**Work required**
Where a line below holds the string "code", copy that line.

**Data excerpt**
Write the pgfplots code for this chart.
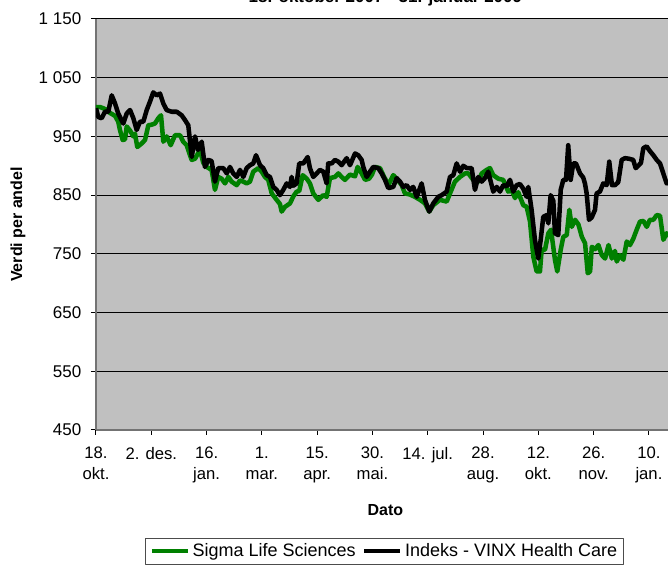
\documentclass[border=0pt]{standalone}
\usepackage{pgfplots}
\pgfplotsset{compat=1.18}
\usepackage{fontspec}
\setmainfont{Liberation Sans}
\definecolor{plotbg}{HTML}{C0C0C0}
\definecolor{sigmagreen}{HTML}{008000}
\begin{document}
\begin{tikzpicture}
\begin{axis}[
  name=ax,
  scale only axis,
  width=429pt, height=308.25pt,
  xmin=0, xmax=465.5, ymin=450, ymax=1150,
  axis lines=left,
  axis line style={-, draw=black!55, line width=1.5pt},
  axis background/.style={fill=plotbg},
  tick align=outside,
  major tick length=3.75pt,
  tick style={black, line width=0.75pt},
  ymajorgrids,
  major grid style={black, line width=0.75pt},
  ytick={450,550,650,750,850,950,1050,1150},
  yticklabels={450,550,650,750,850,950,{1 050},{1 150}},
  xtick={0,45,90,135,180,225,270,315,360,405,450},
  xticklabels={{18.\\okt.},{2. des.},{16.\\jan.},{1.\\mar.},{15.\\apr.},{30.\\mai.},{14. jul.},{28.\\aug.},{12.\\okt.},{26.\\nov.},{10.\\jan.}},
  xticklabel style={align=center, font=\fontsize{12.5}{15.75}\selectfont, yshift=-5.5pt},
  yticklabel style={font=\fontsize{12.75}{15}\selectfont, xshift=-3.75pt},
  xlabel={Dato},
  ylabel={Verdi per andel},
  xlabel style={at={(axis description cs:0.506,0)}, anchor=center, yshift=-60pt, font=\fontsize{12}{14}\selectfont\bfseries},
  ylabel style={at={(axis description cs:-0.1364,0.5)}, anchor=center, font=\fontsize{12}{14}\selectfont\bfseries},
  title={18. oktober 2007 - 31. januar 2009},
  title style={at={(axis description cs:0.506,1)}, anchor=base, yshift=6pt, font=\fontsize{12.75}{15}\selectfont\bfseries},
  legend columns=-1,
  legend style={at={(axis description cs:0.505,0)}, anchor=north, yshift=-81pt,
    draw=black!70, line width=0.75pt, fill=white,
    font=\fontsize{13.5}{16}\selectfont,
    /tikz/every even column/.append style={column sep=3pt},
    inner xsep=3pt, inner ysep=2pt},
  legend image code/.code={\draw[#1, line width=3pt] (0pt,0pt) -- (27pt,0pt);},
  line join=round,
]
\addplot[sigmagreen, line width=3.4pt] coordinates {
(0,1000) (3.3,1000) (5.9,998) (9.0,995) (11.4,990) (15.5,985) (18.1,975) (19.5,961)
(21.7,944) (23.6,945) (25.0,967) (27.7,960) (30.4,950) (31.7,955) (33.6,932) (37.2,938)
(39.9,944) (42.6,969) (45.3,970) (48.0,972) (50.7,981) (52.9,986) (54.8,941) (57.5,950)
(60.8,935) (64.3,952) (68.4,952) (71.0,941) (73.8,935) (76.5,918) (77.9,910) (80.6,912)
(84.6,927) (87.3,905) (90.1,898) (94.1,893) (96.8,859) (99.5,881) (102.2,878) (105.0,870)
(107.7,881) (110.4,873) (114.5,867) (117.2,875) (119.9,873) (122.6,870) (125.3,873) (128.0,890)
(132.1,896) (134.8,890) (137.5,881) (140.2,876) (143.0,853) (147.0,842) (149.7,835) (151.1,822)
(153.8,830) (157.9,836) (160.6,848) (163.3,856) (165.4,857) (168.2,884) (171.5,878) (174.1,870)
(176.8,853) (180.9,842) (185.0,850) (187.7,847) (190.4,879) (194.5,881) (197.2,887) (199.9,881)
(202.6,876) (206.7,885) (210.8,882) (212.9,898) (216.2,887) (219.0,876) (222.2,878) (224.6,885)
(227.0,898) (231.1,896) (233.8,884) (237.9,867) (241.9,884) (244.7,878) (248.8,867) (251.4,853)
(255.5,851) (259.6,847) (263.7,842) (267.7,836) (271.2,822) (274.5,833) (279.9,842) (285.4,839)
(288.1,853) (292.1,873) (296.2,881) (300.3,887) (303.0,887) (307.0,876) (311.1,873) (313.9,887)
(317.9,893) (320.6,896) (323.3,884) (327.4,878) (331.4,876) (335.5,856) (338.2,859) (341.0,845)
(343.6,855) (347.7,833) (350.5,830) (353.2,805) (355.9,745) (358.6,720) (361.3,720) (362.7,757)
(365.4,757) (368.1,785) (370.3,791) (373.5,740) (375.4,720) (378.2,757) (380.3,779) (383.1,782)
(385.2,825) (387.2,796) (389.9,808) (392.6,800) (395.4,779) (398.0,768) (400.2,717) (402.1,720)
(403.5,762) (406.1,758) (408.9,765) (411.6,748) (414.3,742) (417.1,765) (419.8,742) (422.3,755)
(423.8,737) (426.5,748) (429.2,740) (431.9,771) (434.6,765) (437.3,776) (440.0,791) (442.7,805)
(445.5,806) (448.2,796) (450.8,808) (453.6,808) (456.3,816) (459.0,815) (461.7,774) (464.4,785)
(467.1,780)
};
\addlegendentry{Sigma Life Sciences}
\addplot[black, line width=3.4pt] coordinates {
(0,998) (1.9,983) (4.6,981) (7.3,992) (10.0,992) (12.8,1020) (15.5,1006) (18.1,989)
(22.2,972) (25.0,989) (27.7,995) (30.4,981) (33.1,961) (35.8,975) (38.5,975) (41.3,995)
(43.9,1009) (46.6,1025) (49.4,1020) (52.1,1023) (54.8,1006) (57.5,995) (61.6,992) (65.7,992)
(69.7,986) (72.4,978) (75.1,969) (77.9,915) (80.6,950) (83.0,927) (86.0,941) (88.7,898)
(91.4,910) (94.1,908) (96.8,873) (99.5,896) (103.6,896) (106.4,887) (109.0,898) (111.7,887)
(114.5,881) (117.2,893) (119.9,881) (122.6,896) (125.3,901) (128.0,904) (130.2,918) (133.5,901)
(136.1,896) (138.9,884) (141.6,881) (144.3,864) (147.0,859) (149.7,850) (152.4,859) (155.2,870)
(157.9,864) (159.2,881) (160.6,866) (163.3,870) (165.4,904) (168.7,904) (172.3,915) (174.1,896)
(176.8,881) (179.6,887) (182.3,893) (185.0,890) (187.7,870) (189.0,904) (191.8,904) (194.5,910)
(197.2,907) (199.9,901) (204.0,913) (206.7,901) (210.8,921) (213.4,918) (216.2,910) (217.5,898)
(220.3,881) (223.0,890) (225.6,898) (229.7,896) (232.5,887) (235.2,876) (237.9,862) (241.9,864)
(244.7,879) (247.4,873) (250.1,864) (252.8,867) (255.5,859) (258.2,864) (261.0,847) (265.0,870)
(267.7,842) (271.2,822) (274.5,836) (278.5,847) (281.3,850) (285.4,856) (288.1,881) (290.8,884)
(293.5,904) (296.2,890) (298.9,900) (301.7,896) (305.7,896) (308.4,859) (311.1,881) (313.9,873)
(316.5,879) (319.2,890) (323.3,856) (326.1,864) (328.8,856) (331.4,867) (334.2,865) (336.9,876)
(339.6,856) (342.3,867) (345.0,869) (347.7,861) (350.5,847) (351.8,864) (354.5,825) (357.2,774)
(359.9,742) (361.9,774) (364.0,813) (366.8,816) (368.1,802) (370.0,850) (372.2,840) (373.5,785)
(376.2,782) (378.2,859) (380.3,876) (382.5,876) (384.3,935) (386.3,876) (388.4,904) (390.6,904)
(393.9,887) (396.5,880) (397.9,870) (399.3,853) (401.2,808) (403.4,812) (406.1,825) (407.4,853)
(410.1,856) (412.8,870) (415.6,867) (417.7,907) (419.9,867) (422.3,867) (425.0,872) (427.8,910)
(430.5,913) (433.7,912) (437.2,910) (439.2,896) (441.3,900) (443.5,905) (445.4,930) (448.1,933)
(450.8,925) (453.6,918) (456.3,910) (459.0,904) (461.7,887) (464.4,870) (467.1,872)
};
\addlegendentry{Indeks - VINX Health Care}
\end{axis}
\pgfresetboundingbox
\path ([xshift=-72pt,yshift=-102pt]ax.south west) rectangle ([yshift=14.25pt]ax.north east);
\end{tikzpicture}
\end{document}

**Final answer**
Write the pgfplots code for this chart.
  legend image code/.code={\draw[#1, line width=3pt] (0pt,0pt) -- (27pt,0pt);},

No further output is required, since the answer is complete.